Peran Perempuan Dalam Perhutanan Sosial

Peran Perempuan Dalam Perhutanan Sosial

Dalam Acara Temu Pimimpin Perempuan “Memperkuat Gerakan Perjuangan Keadilan dan Kesetaraan dalam Pengelolaan Sumberdaya Alam di Indonesia” yang diselenggarakan pada tangal 21 April 2018 di Palembang sekaligus merayakan Hari Kartini dan Hari Bumi. Wakil Ketua Kelompok Kerja Percepatan Perhutanan Sosial (Pokja-PPS), Dr. Syafrul Yunardy, S.Hut., M.E berkesempatan hadir sebagai salah satu narasumber. Dalam acara tersebut Dr. Syafrul Yunardy, S.Hut., M.E menjelaskan tentang peranan perempuan dalam perhutanan sosial.

Gender merupakan konsep yang mengacu pada peran-peran dan tanggung jawab laki-laki dan perempuan yang terjadi akibat dari perubahan keadaan sosial dan budaya masyarakat. Kesetaraan gender adalah kesamaan kondisi bagi laki-laki dan perempuan untuk memperoleh kesempatan dan hak-haknya sebagai manusia, agar mampu berperan dan berpartisipasi dalam kegiatan politik, ekonomi, sosial budaya, pertahanan dan keamanan nasional dan kesamaan dalam menikmati hasil pembangunan tersebut. Maka perempuan diharapkan dapat ikut serta secara aktif berkiprah dalam pembangunan sesuai dengan kemampuannya. Jadi bukan berarti memberikan pengecualian ataupun kuota, khususnya kepada perempuan. Strategi yang harus ditempuh agar kebijakan pembangunan nasional responsif gender adalah melalui pengarusutamaan gender.

Dalam rangka meningkatkan kedudukan, peran dan kualitas perempuan serta upaya mewujudkan kesetaraan dan keadilan gender dalam kehidupan berkeluarga, bermasyarakat, berbangsa dan bernegara, dipandang perlu melakukan strategi pengarusutamaan gender ke dalam seluruh proses pembangunan nasional. Bahwa pengarusutamaan gender ke dalam seluruh proses pembangunan merupakan bagian yang tidak terpisahkan dari kegiatan fungsional semua instansi dan lembaga pemerintah di tingkat pusat dan daerah. Dalam rangka mendorong, mengefekttifkan, serta mengoptimalkan upaya pengarusutamaangender secara terpadu dan terkoordinasi guna terselenggaranya perencanaan, penyusunan, pelaksanaan, pemantauan, dan evaluasi atas kebijakan dan program pembangunan nasional yang berspektif gender sesuai dengan bidang tugas dan fungsi, serta kewenangan masing-masing.

Dalam soal manfaat dari proyek REDD+ (Reducing Emissions from Deforestation and land Degradatioan), preferensi lelaki dan perempuan berbeda.
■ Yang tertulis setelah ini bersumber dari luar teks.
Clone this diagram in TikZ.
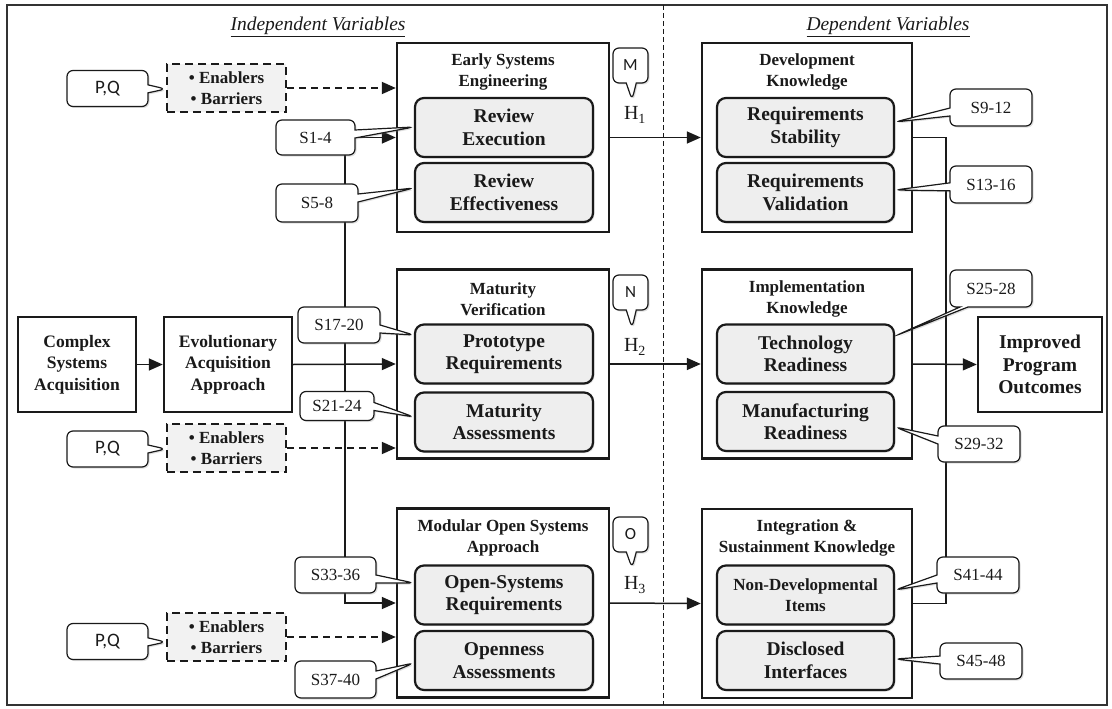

Lelaki cenderung pada inisiatif uang, sementara perempuan lebih pada manfaat non-uang (di Indonesia, Tanzania, dan Peru). Ada korelasi antara peningkatan partisipasi perempuan dan distribusi manfaat lebih adil. Menemukan dominasi lelaki dalam berbagai tahap pengambilan keputusan karena masyarakat terutama laki-laki yang terlibat dalam keputusan terkait REDD+ lebih mengharapkan distribusi manfaat. Laki-laki lebih aktif dalam mendapatkan informasi REDD+ dan keterlibatan pada proses pengambilan keputusan jenis manfaat yang akan didistribusikan serta bagaimana membagikannya. Namun peningkatan jumlah perempuan dalam peran pengambilan keputusan memberikan hasil yang baik bagi kondisi hutan. Saat ini masih ada ketimpangan akses perempuan terhadap sumber daya hutan. Dalam mendapatkan akses atas lahan dan sumberdaya hutan, permepuan adat dan komunitas lokal memperolehnya dari para pihak yang memiliki kontrol melalui berbagai mekanisme, proses dan relasi sosial. Dengan demikian perjuangan perempuan adat dan perempuan komunitas lokal adalah perjuangan untuk membuat diri dan kelompoknya diakui keberadaannya, dolindungi dan diakui juga hak-haknya serta dilibatkan secara aktif dalam pengambilan keputusan semua tingkatan.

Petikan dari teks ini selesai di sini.